• [Stated problem]
With the pictures left out, copy the listing below exactly.

• [Data shown]
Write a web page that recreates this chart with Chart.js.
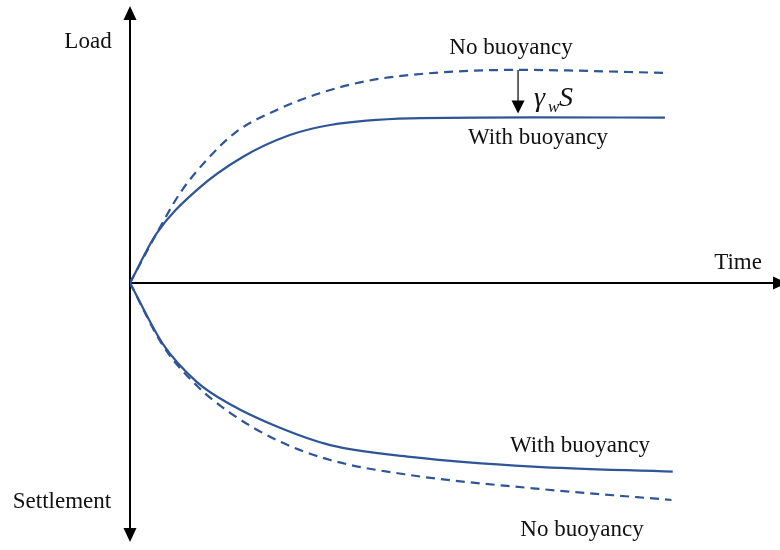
<!DOCTYPE html>
<html>
<head>
<meta charset="utf-8">
<script src="https://cdn.jsdelivr.net/npm/chart.js@4"></script>
<style>
  html, body { margin: 0; padding: 0; background: #fff; }
  #wrap { width: 780px; height: 550px; }
</style>
</head>
<body>
<div id="wrap"><canvas id="myChart" width="780" height="550"></canvas></div>
<script>
// curves: time on x, load (+) / settlement (-) on y
const loadTime      = [0, 4.1, 10.3, 17.4, 24.6, 30.8, 43.1, 62.0, 82.3];
const loadWith      = [0, 18.7, 35.1, 47.6, 55.8, 59.6, 62.1, 62.5, 62.4];
const loadNoTime    = [0, 4.1, 7.7, 11.8, 16.4, 22.6, 29.2, 35.8, 43.1, 59.5, 82.0];
const loadNo        = [0, 18.7, 33.9, 46.4, 57.1, 65.3, 71.6, 75.9, 78.5, 80.4, 79.3];
const settleTime    = [0, 5.1, 10.3, 15.4, 22.6, 30.8, 43.1, 62.0, 83.5];
const settleWith    = [0, -23.2, -37.4, -45.8, -54.2, -61.2, -65.6, -69.3, -71.2];
const settleNoTime  = [0, 5.1, 10.3, 15.4, 22.6, 30.8, 43.1, 62.0, 83.3];
const settleNo      = [0, -23.8, -38.8, -49.0, -59.3, -66.8, -72.5, -77.5, -81.9];

const axisNames = ["Load", "Time", "Settlement"];
const curveNames = ["No buoyancy", "With buoyancy"];
const arrowAt = 59.7; // time where the buoyancy arrow sits

const blue = '#2f5597';
const serif = '"Liberation Serif", "Times New Roman", serif';

function pts(xs, ys) {
    return xs.map((x, i) => ({ x: x, y: ys[i] }));
}

function interp(xs, ys, x) {
    for (let i = 1; i < xs.length; i++) {
        if (x <= xs[i]) {
            let t = (x - xs[i - 1]) / (xs[i] - xs[i - 1]);
            return ys[i - 1] + t * (ys[i] - ys[i - 1]);
        }
    }
    return ys[ys.length - 1];
}

function arrowHead(ctx, x, y, dir, len, half) {
    // dir: 'up', 'down', 'right'
    ctx.beginPath();
    if (dir == 'up') {
        ctx.moveTo(x, y); ctx.lineTo(x - half, y + len); ctx.lineTo(x + half, y + len);
    } else if (dir == 'down') {
        ctx.moveTo(x, y); ctx.lineTo(x - half, y - len); ctx.lineTo(x + half, y - len);
    } else {
        ctx.moveTo(x, y); ctx.lineTo(x - len, y - half); ctx.lineTo(x - len, y + half);
    }
    ctx.closePath();
    ctx.fill();
}

const axesPlugin = {
    id: 'axesArrows',
    beforeDatasetsDraw(chart) {
        const ctx = chart.ctx;
        const xs = chart.scales.x, ys = chart.scales.y;
        const ox = xs.getPixelForValue(0), oy = ys.getPixelForValue(0);
        ctx.save();
        ctx.strokeStyle = '#000';
        ctx.fillStyle = '#000';
        ctx.lineWidth = 2;
        ctx.beginPath();
        ctx.moveTo(ox, 16); ctx.lineTo(ox, 532);
        ctx.moveTo(ox, oy); ctx.lineTo(776, oy);
        ctx.stroke();
        arrowHead(ctx, ox, 6, 'up', 14, 6.5);
        arrowHead(ctx, ox, 542, 'down', 14, 6.5);
        arrowHead(ctx, 787, oy, 'right', 14, 6.5);
        ctx.restore();
    },
    afterDatasetsDraw(chart) {
        const ctx = chart.ctx;
        const xs = chart.scales.x, ys = chart.scales.y;
        ctx.save();
        ctx.fillStyle = '#111';
        ctx.font = '23px ' + serif;
        ctx.textBaseline = 'middle';
        ctx.textAlign = 'center';
        ctx.fillText(axisNames[0], 88, 42);
        ctx.fillText(axisNames[1], 738, 263);
        ctx.fillText(axisNames[2], 62, 502);

        ctx.fillText(curveNames[0], 511, 48);
        ctx.fillText(curveNames[1], 538, 138);
        ctx.fillText(curveNames[1], 580, 446);
        ctx.fillText(curveNames[0], 582, 530);

        // buoyancy offset arrow between the two load curves
        const ax = xs.getPixelForValue(arrowAt);
        const yTop = ys.getPixelForValue(interp(loadNoTime, loadNo, arrowAt));
        const yBot = ys.getPixelForValue(interp(loadTime, loadWith, arrowAt));
        ctx.strokeStyle = '#000';
        ctx.fillStyle = '#000';
        ctx.lineWidth = 1.2;
        ctx.beginPath();
        ctx.moveTo(ax, yTop); ctx.lineTo(ax, yBot - 14);
        ctx.stroke();
        arrowHead(ctx, ax, yBot - 4, 'down', 13, 6.5);

        ctx.fillStyle = '#111';
        ctx.textAlign = 'left';
        ctx.textBaseline = 'alphabetic';
        ctx.font = 'italic 28px ' + serif;
        ctx.fillText('\u03b3', 534, 106);
        ctx.font = 'italic 17px ' + serif;
        ctx.fillText('w', 548, 112);
        ctx.font = 'italic 28px ' + serif;
        ctx.fillText('S', 559, 106);
        ctx.restore();
    }
};

const lineStyle = {
    borderColor: blue,
    borderWidth: 2.2,
    pointRadius: 0,
    fill: false,
    cubicInterpolationMode: 'monotone'
};

myChart = new Chart(document.getElementById('myChart').getContext('2d'), {
    type: 'line',
    data: {
        datasets: [
            Object.assign({ label: 'load with', data: pts(loadTime, loadWith) }, lineStyle),
            Object.assign({ label: 'load no', data: pts(loadNoTime, loadNo), borderDash: [9, 6] }, lineStyle),
            Object.assign({ label: 'settle with', data: pts(settleTime, settleWith) }, lineStyle),
            Object.assign({ label: 'settle no', data: pts(settleNoTime, settleNo), borderDash: [9, 6] }, lineStyle)
        ]
    },
    options: {
        responsive: false,
        animation: false,
        layout: { padding: { left: 130, right: 0, top: 10, bottom: 10 } },
        plugins: { legend: { display: false }, tooltip: { enabled: false } },
        scales: {
            x: { type: 'linear', min: 0, max: 100, display: false },
            y: { type: 'linear', min: -97, max: 103, display: false }
        }
    },
    plugins: [axesPlugin]
});
</script>
</body>
</html>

• [Full solution]
Write a web page that recreates this chart with Chart.js.
<!DOCTYPE html>
<html>
<head>
<meta charset="utf-8">
<script src="https://cdn.jsdelivr.net/npm/chart.js@4"></script>
<style>
  html, body { margin: 0; padding: 0; background: #fff; }
  #wrap { width: 780px; height: 550px; }
</style>
</head>
<body>
<div id="wrap"><canvas id="myChart" width="780" height="550"></canvas></div>
<script>
// curves: time on x, load (+) / settlement (-) on y
const loadTime      = [0, 4.1, 10.3, 17.4, 24.6, 30.8, 43.1, 62.0, 82.3];
const loadWith      = [0, 18.7, 35.1, 47.6, 55.8, 59.6, 62.1, 62.5, 62.4];
const loadNoTime    = [0, 4.1, 7.7, 11.8, 16.4, 22.6, 29.2, 35.8, 43.1, 59.5, 82.0];
const loadNo        = [0, 18.7, 33.9, 46.4, 57.1, 65.3, 71.6, 75.9, 78.5, 80.4, 79.3];
const settleTime    = [0, 5.1, 10.3, 15.4, 22.6, 30.8, 43.1, 62.0, 83.5];
const settleWith    = [0, -23.2, -37.4, -45.8, -54.2, -61.2, -65.6, -69.3, -71.2];
const settleNoTime  = [0, 5.1, 10.3, 15.4, 22.6, 30.8, 43.1, 62.0, 83.3];
const settleNo      = [0, -23.8, -38.8, -49.0, -59.3, -66.8, -72.5, -77.5, -81.9];

const axisNames = ["Load", "Time", "Settlement"];
const curveNames = ["No buoyancy", "With buoyancy"];
const arrowAt = 59.7; // time where the buoyancy arrow sits

const blue = '#2f5597';
const serif = '"Liberation Serif", "Times New Roman", serif';

function pts(xs, ys) {
    return xs.map((x, i) => ({ x: x, y: ys[i] }));
}

function interp(xs, ys, x) {
    for (let i = 1; i < xs.length; i++) {
        if (x <= xs[i]) {
            let t = (x - xs[i - 1]) / (xs[i] - xs[i - 1]);
            return ys[i - 1] + t * (ys[i] - ys[i - 1]);
        }
    }
    return ys[ys.length - 1];
}

function arrowHead(ctx, x, y, dir, len, half) {
    // dir: 'up', 'down', 'right'
    ctx.beginPath();
    if (dir == 'up') {
        ctx.moveTo(x, y); ctx.lineTo(x - half, y + len); ctx.lineTo(x + half, y + len);
    } else if (dir == 'down') {
        ctx.moveTo(x, y); ctx.lineTo(x - half, y - len); ctx.lineTo(x + half, y - len);
    } else {
        ctx.moveTo(x, y); ctx.lineTo(x - len, y - half); ctx.lineTo(x - len, y + half);
    }
    ctx.closePath();
    ctx.fill();
}

const axesPlugin = {
    id: 'axesArrows',
    beforeDatasetsDraw(chart) {
        const ctx = chart.ctx;
        const xs = chart.scales.x, ys = chart.scales.y;
        const ox = xs.getPixelForValue(0), oy = ys.getPixelForValue(0);
        ctx.save();
        ctx.strokeStyle = '#000';
        ctx.fillStyle = '#000';
        ctx.lineWidth = 2;
        ctx.beginPath();
        ctx.moveTo(ox, 16); ctx.lineTo(ox, 532);
        ctx.moveTo(ox, oy); ctx.lineTo(776, oy);
        ctx.stroke();
        arrowHead(ctx, ox, 6, 'up', 14, 6.5);
        arrowHead(ctx, ox, 542, 'down', 14, 6.5);
        arrowHead(ctx, 787, oy, 'right', 14, 6.5);
        ctx.restore();
    },
    afterDatasetsDraw(chart) {
        const ctx = chart.ctx;
        const xs = chart.scales.x, ys = chart.scales.y;
        ctx.save();
        ctx.fillStyle = '#111';
        ctx.font = '23px ' + serif;
        ctx.textBaseline = 'middle';
        ctx.textAlign = 'center';
        ctx.fillText(axisNames[0], 88, 42);
        ctx.fillText(axisNames[1], 738, 263);
        ctx.fillText(axisNames[2], 62, 502);

        ctx.fillText(curveNames[0], 511, 48);
        ctx.fillText(curveNames[1], 538, 138);
        ctx.fillText(curveNames[1], 580, 446);
        ctx.fillText(curveNames[0], 582, 530);

        // buoyancy offset arrow between the two load curves
        const ax = xs.getPixelForValue(arrowAt);
        const yTop = ys.getPixelForValue(interp(loadNoTime, loadNo, arrowAt));
        const yBot = ys.getPixelForValue(interp(loadTime, loadWith, arrowAt));
        ctx.strokeStyle = '#000';
        ctx.fillStyle = '#000';
        ctx.lineWidth = 1.2;
        ctx.beginPath();
        ctx.moveTo(ax, yTop); ctx.lineTo(ax, yBot - 14);
        ctx.stroke();
        arrowHead(ctx, ax, yBot - 4, 'down', 13, 6.5);

        ctx.fillStyle = '#111';
        ctx.textAlign = 'left';
        ctx.textBaseline = 'alphabetic';
        ctx.font = 'italic 28px ' + serif;
        ctx.fillText('\u03b3', 534, 106);
        ctx.font = 'italic 17px ' + serif;
        ctx.fillText('w', 548, 112);
        ctx.font = 'italic 28px ' + serif;
        ctx.fillText('S', 559, 106);
        ctx.restore();
    }
};

const lineStyle = {
    borderColor: blue,
    borderWidth: 2.2,
    pointRadius: 0,
    fill: false,
    cubicInterpolationMode: 'monotone'
};

myChart = new Chart(document.getElementById('myChart').getContext('2d'), {
    type: 'line',
    data: {
        datasets: [
            Object.assign({ label: 'load with', data: pts(loadTime, loadWith) }, lineStyle),
            Object.assign({ label: 'load no', data: pts(loadNoTime, loadNo), borderDash: [9, 6] }, lineStyle),
            Object.assign({ label: 'settle with', data: pts(settleTime, settleWith) }, lineStyle),
            Object.assign({ label: 'settle no', data: pts(settleNoTime, settleNo), borderDash: [9, 6] }, lineStyle)
        ]
    },
    options: {
        responsive: false,
        animation: false,
        layout: { padding: { left: 130, right: 0, top: 10, bottom: 10 } },
        plugins: { legend: { display: false }, tooltip: { enabled: false } },
        scales: {
            x: { type: 'linear', min: 0, max: 100, display: false },
            y: { type: 'linear', min: -97, max: 103, display: false }
        }
    },
    plugins: [axesPlugin]
});
</script>
</body>
</html>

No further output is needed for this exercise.